Wiremu Tipuna, 36, is one of her success stories. He felt classed as a "dummy" by being placed in lower classes from almost his first day of primary school, and again at Wairoa College. "You become very frustrated. You don't understand what they [teachers] are talking about," he says.
He left school early and worked for 14 years as an electrical journeyman until a sporting injury forced him to look for something else. At the same time, a mistake on a benefit application form forced him to see a lawyer, who referred him to a psychologist, who referred him to Danks Davis.
Finally, he learned the rules that taught him to spell - "little tricks on how to understand words, little sayings like, 'When Mr Ing comes along, Mrs E doesn't like him so she runs off, so you don't put the 'e' because the 'ing' is coming'."
"It's opened up my mind," he says. Tipuna is about to start his second year of a university degree in history and Te Reo Maori. "I am actually loving reading. Before, I would only read for 15 minutes and get a pounding headache."
Auckland Educationalist Professor Tom Nicholson, believes direct teaching of the 44 letter-sound combinations in English can help most dyslexics.

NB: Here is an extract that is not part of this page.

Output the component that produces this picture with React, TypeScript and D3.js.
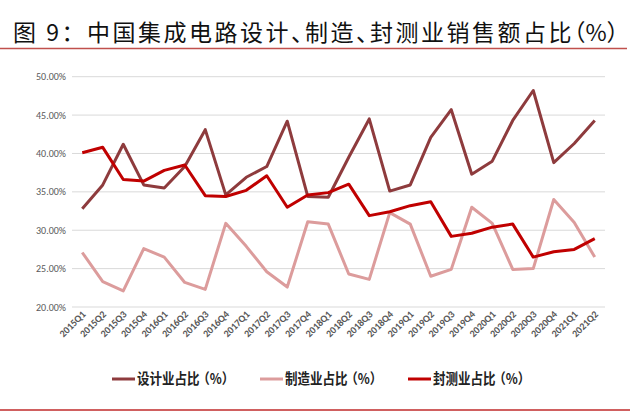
import * as React from 'react';
import * as d3 from 'd3';

const quarters = [
	'2015Q1', '2015Q2', '2015Q3', '2015Q4', '2016Q1', '2016Q2', '2016Q3', '2016Q4',
	'2017Q1', '2017Q2', '2017Q3', '2017Q4', '2018Q1', '2018Q2', '2018Q3', '2018Q4',
	'2019Q1', '2019Q2', '2019Q3', '2019Q4', '2020Q1', '2020Q2', '2020Q3', '2020Q4',
	'2021Q1', '2021Q2',
];

const design = [
	32.8, 35.9, 41.2, 35.9, 35.5, 38.3, 43.1, 34.6, 36.9, 38.3, 44.2, 34.4, 34.3,
	39.5, 44.5, 35.1, 35.9, 42.1, 45.7, 37.3, 39.0, 44.3, 48.2, 38.8, 41.3, 44.3,
];
const manufacturing = [
	27.1, 23.3, 22.1, 27.6, 26.5, 23.2, 22.3, 30.9, 27.9, 24.6, 22.6, 31.1, 30.8,
	24.3, 23.6, 32.3, 30.8, 24.0, 24.9, 33.0, 30.9, 24.9, 25.0, 34.0, 31.0, 26.5,
];
const packaging = [
	40.1, 40.8, 36.6, 36.4, 37.8, 38.5, 34.5, 34.4, 35.2, 37.1, 33.0, 34.6, 34.9,
	36.0, 31.9, 32.4, 33.2, 33.7, 29.2, 29.6, 30.4, 30.8, 26.5, 27.2, 27.5, 28.9,
];

const yTicks = [20, 25, 30, 35, 40, 45, 50];

const series = [
	{ name: '设计业占比', values: design, color: '#8e3b3d' },
	{ name: '制造业占比', values: manufacturing, color: '#dc9c9c' },
	{ name: '封测业占比', values: packaging, color: '#c00000' },
];

const W = 640;
const H = 416;
const cjk = '"Noto Sans CJK SC", "Noto Sans", sans-serif';
const latin = 'Carlito, "Liberation Sans", Arial, sans-serif';
const halt = { fontFeatureSettings: '"halt"' };

export default function App() {
	const x = d3.scaleBand<string>().domain(quarters).range([72, 605]).padding(0);
	const y = d3.scaleLinear().domain([20, 50]).range([307, 76.7]);
	const cx = (q: string) => (x(q) ?? 0) + x.bandwidth() / 2;

	const line = d3
		.line<number>()
		.x((_, i) => cx(quarters[i]))
		.y(d => y(d));

	const legendX = [112, 260, 408];

	return (
		<svg width={W} height={H} style={{ position: 'absolute', left: 0, top: 0, background: '#fff' }}>
			<text x={13} y={41} fontFamily={cjk} fontSize={23} letterSpacing={2.5} fill='#111'>
				图 9：
				<tspan>中国集成电路设计</tspan>
				<tspan style={halt}>、</tspan>
				<tspan>制造</tspan>
				<tspan style={halt}>、</tspan>
				<tspan>封测业销售额占比</tspan>
				<tspan style={halt} letterSpacing={0}>（%）</tspan>
			</text>
			<line x1={0} x2={627} y1={48.5} y2={48.5} stroke='#c0504d' strokeWidth={1.5} />

			{yTicks.map(t => (
				<g key={t}>
					<line x1={72} x2={605} y1={y(t)} y2={y(t)} stroke='#d9d9d9' strokeWidth={1} />
					<text
						x={66}
						y={y(t)}
						dy='0.35em'
						textAnchor='end'
						fontFamily={latin}
						fontSize={10}
						fill='#595959'
					>
						{t.toFixed(2)}%
					</text>
				</g>
			))}

			{quarters.map(q => (
				<text
					key={q}
					transform={`translate(${cx(q) + 4},${315}) rotate(-45)`}
					textAnchor='end'
					fontFamily={latin}
					fontSize={10}
					fontWeight={700}
					fill='#595959'
				>
					{q}
				</text>
			))}

			{series.map(s => (
				<path
					key={s.name}
					d={line(s.values) ?? ''}
					fill='none'
					stroke={s.color}
					strokeWidth={3}
					strokeLinejoin='round'
				/>
			))}

			{series.map((s, i) => (
				<g key={s.name} transform={`translate(${legendX[i]},379)`}>
					<line x1={0} x2={23} y1={0} y2={0} stroke={s.color} strokeWidth={3} />
					<text
						transform='translate(25,0) scale(1,1.15)'
						dy='0.36em'
						fontFamily={cjk}
						fontSize={12.5}
						fontWeight={700}
						fill='#222'
					>
						{s.name}
						<tspan dx={4} style={halt}>（%）</tspan>
					</text>
				</g>
			))}

			<line x1={0} x2={630} y1={410} y2={410} stroke='#d06060' strokeWidth={2} />
		</svg>
	);
}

"If they are taught a good programme so they can learn the rules that actually work for English, you are giving them a tool that makes them independent," he says. "Once they learn the set of rules, they can crack the code. I have never found a child that didn't respond to learning that way."
Nicholson believes that his own brother was dyslexic. "He was taught phonics but it was not taught properly," he says. "He had to sit at the back of the class because he was 'dumb'. He was put in a special class that got no expert help at all. Instead these pupils did menial tasks around the school like emptying rubbish bins."
Nicholson runs reading clinics at Devonport, Grey Lynn, Orakei and Flat Bush, and Waikato University colleague Sue Dymock runs a similar clinic in Hamilton. Middle-class parents pay $15 an hour at the Auckland clinics, but in Flat Bush local property developer Murray Alcock and two anonymous donors make free tuition possible.
"I'd like as many parents as possible who need the help to contact me, especially if they can't afford to find another way," he says.
"I can usually find a tutor. When I think of my own family, if the money runs out I'll do anything I can to get out there and get more help."